**WHAT TO WORK ON**.
Give the lines of the material verbatim, from the first line to the line with "(6,5) -- (1015,5);", including both.

**GIVEN MATERIAL**.
■ ■ ■
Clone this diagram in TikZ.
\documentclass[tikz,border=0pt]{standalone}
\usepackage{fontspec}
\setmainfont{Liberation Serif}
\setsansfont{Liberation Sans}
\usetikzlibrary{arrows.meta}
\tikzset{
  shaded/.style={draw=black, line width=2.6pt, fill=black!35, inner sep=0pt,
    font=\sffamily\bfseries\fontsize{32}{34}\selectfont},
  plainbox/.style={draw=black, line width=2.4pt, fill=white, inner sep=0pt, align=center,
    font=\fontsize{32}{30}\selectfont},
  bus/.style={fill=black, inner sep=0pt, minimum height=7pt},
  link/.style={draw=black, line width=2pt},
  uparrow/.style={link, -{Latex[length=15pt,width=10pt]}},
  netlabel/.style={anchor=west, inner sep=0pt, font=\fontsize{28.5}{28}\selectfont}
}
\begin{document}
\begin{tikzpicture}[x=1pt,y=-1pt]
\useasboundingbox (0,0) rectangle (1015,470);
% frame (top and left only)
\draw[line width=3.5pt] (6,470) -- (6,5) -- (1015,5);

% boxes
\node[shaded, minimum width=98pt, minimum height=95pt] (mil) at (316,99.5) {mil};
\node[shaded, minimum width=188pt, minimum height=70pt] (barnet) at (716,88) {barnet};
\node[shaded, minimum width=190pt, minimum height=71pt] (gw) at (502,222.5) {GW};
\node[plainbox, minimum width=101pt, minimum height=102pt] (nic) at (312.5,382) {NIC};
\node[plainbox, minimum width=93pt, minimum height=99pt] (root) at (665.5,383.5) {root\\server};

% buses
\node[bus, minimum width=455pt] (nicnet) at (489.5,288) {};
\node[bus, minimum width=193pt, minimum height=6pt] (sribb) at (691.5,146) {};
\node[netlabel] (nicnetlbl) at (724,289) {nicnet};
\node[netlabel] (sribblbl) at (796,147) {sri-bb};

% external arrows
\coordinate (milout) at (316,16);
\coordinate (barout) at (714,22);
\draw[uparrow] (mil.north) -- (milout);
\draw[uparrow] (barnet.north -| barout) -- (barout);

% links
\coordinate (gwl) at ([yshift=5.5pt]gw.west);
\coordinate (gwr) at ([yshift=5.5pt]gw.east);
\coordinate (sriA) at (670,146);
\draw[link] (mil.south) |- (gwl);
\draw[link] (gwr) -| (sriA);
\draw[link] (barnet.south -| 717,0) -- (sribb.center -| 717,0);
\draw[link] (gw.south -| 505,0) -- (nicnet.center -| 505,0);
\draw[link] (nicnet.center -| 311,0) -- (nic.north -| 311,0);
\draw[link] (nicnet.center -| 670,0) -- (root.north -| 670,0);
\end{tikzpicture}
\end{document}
■ ■ ■
**OUTPUT BELOW**.
Clone this diagram in TikZ.
\documentclass[tikz,border=0pt]{standalone}
\usepackage{fontspec}
\setmainfont{Liberation Serif}
\setsansfont{Liberation Sans}
\usetikzlibrary{arrows.meta}
\tikzset{
  shaded/.style={draw=black, line width=2.6pt, fill=black!35, inner sep=0pt,
    font=\sffamily\bfseries\fontsize{32}{34}\selectfont},
  plainbox/.style={draw=black, line width=2.4pt, fill=white, inner sep=0pt, align=center,
    font=\fontsize{32}{30}\selectfont},
  bus/.style={fill=black, inner sep=0pt, minimum height=7pt},
  link/.style={draw=black, line width=2pt},
  uparrow/.style={link, -{Latex[length=15pt,width=10pt]}},
  netlabel/.style={anchor=west, inner sep=0pt, font=\fontsize{28.5}{28}\selectfont}
}
\begin{document}
\begin{tikzpicture}[x=1pt,y=-1pt]
\useasboundingbox (0,0) rectangle (1015,470);
% frame (top and left only)
\draw[line width=3.5pt] (6,470) -- (6,5) -- (1015,5);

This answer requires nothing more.